**GIVEN INSTRUCTION**
Begin with the first line of the material and write out each line exactly, ending with the line that contains "plt.rcParams['font.family'] = ['Lato', 'DejaVu". Pictures are not part of the copy.

**WORKING DATA**
════════════════════

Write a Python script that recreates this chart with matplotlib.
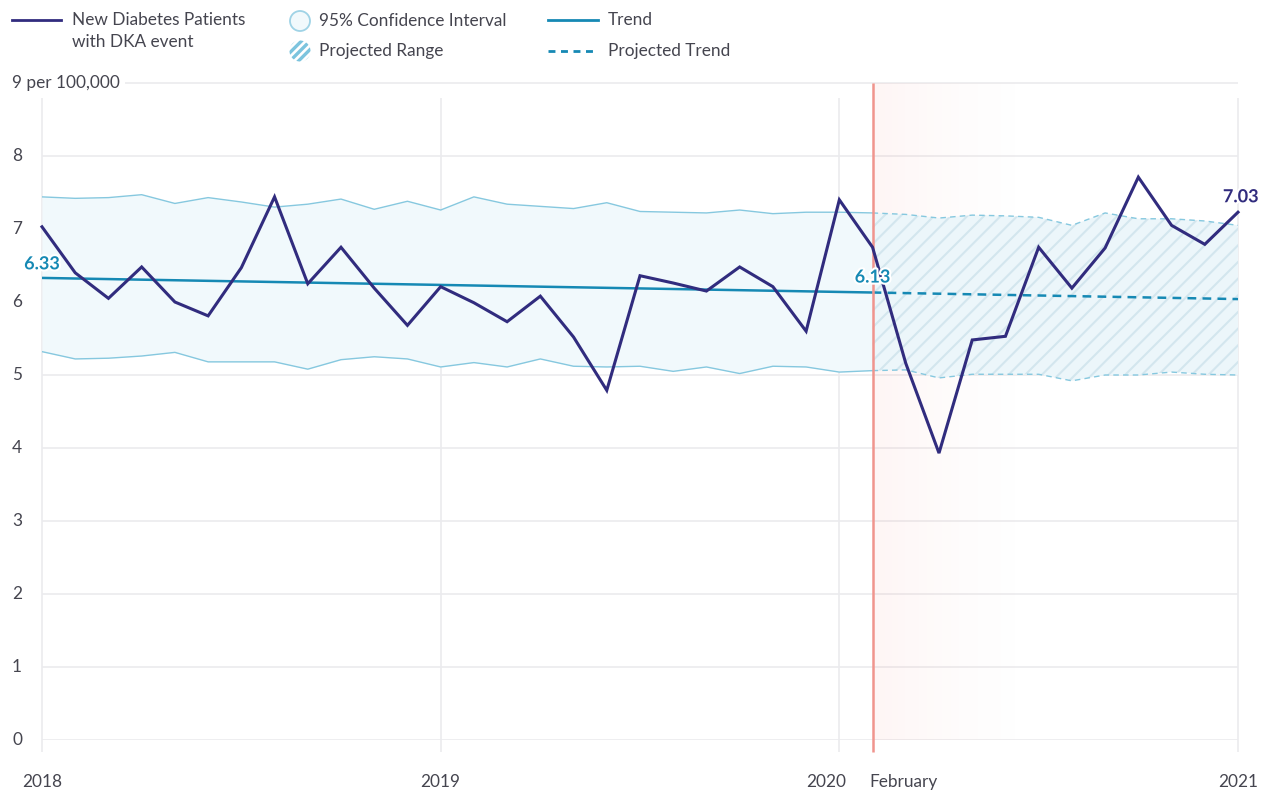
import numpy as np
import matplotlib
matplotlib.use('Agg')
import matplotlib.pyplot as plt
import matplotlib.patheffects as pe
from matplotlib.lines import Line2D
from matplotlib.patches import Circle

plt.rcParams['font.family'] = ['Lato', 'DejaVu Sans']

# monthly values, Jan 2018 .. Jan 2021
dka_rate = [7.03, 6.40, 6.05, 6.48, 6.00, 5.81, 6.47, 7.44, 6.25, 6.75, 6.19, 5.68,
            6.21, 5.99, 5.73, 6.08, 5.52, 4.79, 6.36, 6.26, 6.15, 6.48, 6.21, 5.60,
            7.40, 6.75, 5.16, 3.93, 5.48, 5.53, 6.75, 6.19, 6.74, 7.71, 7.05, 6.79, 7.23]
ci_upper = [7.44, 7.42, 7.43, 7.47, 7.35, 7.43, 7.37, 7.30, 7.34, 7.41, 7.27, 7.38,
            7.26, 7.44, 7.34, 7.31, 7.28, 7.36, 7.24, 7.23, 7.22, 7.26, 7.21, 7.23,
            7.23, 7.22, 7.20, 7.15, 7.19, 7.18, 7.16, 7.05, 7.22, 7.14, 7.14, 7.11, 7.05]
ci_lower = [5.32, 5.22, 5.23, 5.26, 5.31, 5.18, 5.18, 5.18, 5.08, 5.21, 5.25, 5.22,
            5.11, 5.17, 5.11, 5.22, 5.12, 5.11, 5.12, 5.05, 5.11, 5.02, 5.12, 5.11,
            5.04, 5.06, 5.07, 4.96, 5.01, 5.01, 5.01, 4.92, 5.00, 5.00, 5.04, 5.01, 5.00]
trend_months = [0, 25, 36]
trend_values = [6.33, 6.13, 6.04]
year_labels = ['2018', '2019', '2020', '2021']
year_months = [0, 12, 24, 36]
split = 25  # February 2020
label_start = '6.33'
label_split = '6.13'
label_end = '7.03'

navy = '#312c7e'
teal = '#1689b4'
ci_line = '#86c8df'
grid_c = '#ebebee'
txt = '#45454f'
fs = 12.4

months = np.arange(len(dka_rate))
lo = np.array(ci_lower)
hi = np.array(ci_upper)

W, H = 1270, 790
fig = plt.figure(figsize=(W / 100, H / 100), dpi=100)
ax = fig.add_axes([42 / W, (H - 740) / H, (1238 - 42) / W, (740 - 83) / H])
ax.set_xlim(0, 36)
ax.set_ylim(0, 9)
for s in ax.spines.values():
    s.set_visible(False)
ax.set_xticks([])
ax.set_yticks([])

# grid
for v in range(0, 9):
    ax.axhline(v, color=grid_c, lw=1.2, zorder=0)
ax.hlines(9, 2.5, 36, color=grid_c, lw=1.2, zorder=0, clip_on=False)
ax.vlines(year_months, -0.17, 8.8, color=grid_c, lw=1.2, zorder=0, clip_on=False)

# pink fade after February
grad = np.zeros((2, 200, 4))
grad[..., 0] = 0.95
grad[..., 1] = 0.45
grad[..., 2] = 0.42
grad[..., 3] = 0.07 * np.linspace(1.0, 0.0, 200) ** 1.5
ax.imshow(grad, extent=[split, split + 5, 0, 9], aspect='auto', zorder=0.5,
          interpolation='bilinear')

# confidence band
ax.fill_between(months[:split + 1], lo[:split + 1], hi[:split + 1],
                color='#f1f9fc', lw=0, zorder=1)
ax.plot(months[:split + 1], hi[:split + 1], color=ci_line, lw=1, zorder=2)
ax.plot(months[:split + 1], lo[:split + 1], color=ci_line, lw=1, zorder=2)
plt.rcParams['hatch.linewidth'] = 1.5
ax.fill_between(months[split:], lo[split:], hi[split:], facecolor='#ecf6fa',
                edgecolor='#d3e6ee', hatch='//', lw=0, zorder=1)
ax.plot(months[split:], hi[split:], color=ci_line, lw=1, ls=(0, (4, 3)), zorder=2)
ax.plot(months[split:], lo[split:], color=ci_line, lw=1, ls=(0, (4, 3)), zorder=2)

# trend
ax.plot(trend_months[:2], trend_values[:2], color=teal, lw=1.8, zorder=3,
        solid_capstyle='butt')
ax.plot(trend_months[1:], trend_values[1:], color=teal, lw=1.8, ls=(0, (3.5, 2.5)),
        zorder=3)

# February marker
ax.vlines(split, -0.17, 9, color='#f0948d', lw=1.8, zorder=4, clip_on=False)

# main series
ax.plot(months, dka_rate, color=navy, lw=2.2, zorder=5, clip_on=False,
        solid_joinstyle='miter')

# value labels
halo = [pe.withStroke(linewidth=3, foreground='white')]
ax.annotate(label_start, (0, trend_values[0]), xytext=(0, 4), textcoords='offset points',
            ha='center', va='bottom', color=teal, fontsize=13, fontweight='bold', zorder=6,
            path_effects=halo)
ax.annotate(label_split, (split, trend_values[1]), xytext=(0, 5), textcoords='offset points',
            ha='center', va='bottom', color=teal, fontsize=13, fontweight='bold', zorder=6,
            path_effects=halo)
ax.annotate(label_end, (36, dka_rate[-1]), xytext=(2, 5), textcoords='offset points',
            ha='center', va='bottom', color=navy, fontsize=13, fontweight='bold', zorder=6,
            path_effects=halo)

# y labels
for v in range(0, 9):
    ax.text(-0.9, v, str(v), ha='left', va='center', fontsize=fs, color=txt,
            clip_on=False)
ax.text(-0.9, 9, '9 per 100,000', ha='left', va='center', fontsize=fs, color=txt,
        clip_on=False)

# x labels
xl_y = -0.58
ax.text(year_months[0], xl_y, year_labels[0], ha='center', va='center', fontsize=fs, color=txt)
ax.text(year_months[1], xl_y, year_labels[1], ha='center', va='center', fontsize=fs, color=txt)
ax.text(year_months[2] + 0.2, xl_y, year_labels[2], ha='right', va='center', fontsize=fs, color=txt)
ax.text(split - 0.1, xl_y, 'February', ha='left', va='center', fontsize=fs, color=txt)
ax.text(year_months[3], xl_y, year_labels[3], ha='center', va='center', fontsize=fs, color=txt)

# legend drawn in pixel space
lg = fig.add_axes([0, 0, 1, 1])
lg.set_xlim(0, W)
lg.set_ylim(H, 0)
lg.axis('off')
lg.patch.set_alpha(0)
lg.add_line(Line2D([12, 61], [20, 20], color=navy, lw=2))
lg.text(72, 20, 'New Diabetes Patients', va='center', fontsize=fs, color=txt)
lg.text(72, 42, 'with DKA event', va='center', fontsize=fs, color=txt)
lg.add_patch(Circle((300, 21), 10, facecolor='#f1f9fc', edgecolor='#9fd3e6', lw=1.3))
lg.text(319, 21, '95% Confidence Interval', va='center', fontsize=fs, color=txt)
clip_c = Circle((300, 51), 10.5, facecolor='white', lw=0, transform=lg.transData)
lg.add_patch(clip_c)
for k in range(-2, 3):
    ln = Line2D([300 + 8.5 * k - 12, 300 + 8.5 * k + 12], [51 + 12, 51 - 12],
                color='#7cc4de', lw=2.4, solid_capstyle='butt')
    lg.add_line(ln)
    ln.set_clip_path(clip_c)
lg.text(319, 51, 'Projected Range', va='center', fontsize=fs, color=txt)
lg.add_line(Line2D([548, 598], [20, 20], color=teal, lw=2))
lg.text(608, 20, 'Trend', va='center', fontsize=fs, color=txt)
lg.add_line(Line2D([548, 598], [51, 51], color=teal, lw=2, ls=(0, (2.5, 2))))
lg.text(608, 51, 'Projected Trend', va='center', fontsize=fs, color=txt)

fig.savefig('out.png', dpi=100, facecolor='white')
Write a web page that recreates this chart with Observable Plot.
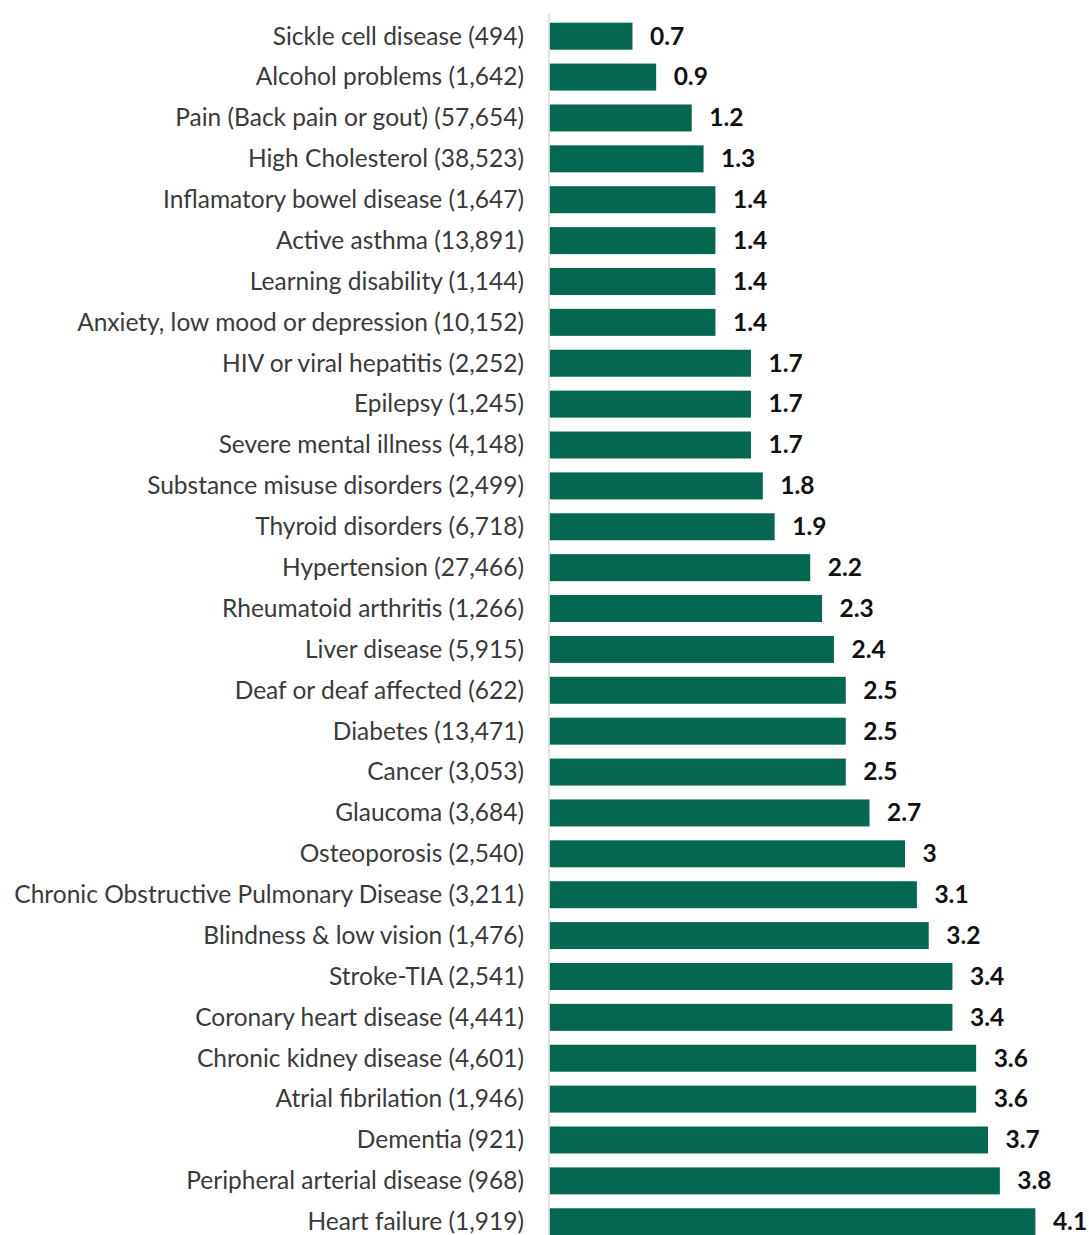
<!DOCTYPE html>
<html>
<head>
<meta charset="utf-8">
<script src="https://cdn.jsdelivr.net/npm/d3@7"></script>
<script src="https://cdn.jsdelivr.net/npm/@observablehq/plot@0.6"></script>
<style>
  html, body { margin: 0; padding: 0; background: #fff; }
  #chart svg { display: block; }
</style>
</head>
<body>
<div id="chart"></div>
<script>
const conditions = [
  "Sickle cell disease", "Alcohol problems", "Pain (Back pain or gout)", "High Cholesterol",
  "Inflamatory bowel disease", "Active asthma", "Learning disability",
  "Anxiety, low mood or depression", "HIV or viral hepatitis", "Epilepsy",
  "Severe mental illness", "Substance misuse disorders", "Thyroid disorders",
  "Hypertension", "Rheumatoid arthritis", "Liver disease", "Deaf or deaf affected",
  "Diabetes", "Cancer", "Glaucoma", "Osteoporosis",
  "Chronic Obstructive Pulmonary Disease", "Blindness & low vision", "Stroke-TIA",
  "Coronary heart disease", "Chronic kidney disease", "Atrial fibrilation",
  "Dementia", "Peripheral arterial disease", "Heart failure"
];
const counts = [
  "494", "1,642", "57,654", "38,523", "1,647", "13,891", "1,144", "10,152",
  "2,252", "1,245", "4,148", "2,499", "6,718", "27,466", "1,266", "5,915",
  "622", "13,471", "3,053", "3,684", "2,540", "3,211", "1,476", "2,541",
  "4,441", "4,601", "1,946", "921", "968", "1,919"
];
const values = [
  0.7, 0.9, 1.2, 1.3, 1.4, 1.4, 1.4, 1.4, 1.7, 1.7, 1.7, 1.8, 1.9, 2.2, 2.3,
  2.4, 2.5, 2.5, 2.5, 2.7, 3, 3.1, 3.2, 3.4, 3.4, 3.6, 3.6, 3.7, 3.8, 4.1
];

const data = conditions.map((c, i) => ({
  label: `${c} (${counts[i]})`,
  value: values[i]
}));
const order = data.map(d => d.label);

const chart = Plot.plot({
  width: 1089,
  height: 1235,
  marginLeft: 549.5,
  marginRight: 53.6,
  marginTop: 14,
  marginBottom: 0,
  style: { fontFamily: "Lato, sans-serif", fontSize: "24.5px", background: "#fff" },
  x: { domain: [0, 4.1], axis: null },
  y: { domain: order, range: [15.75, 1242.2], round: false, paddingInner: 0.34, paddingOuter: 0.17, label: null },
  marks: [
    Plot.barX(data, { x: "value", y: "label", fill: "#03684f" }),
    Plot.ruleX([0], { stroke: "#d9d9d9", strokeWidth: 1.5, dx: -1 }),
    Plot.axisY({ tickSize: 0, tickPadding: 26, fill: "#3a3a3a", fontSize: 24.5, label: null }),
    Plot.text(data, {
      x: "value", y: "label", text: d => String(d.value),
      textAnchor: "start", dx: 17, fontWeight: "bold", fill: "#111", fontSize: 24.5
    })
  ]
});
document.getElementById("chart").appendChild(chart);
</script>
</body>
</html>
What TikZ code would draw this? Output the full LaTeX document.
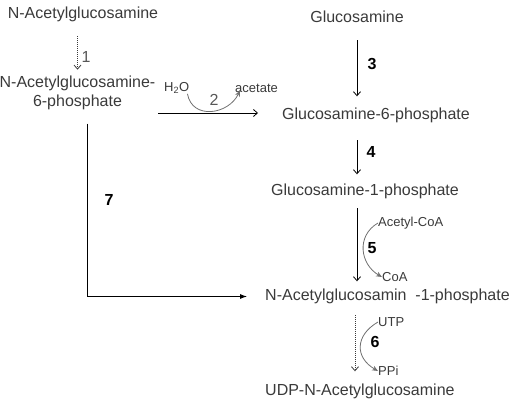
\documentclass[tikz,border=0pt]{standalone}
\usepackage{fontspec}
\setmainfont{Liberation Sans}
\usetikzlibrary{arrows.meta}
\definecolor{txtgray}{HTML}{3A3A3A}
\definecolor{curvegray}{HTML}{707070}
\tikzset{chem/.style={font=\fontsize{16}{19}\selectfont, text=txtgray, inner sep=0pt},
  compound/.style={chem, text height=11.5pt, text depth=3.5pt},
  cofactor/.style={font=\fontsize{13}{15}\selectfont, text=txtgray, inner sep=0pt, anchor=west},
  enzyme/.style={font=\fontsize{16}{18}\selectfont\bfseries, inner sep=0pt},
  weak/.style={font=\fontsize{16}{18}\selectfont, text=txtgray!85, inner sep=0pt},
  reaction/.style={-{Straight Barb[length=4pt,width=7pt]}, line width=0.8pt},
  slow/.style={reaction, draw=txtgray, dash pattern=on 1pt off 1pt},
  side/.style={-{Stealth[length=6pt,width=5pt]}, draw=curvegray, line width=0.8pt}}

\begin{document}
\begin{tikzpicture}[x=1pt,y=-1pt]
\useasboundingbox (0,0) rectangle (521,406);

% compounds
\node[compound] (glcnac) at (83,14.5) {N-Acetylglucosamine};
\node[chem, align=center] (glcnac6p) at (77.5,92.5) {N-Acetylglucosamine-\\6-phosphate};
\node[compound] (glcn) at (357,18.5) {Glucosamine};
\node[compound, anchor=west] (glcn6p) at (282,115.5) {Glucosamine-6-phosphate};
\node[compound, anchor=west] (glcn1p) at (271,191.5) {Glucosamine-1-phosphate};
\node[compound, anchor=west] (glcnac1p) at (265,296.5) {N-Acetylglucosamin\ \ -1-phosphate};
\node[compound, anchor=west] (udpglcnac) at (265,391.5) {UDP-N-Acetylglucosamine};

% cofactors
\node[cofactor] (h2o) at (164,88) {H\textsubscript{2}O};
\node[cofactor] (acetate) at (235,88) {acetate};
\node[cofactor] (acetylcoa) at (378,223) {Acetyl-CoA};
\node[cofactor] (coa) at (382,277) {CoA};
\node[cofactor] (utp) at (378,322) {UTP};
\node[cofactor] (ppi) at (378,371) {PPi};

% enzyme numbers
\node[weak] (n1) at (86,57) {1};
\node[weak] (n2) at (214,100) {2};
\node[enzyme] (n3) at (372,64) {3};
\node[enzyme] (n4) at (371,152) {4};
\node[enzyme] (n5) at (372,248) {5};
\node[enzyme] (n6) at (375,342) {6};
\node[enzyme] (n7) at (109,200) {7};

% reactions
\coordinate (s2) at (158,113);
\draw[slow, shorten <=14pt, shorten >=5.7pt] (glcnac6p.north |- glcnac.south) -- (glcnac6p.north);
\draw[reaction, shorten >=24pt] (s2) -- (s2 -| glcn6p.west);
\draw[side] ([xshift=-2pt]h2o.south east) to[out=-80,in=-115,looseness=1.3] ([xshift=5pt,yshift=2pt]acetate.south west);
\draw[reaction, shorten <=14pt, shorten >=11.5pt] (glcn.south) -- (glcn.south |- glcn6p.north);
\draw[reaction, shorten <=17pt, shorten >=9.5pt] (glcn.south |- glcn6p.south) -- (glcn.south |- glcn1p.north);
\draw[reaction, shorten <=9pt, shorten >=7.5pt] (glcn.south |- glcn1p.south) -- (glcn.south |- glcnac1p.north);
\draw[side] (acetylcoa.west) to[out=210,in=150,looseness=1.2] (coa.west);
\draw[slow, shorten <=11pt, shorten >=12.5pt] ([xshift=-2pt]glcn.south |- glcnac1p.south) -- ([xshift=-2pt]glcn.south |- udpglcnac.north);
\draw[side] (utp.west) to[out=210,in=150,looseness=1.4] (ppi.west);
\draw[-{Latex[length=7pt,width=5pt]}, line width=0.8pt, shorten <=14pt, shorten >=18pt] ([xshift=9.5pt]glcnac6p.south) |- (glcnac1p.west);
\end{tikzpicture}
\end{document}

════════════════════

**RESPONSE TO THE TASK**
Write a Python script that recreates this chart with matplotlib.
import numpy as np
import matplotlib
matplotlib.use('Agg')
import matplotlib.pyplot as plt
import matplotlib.patheffects as pe
from matplotlib.lines import Line2D
from matplotlib.patches import Circle

plt.rcParams['font.family'] = ['Lato', 'DejaVu Sans']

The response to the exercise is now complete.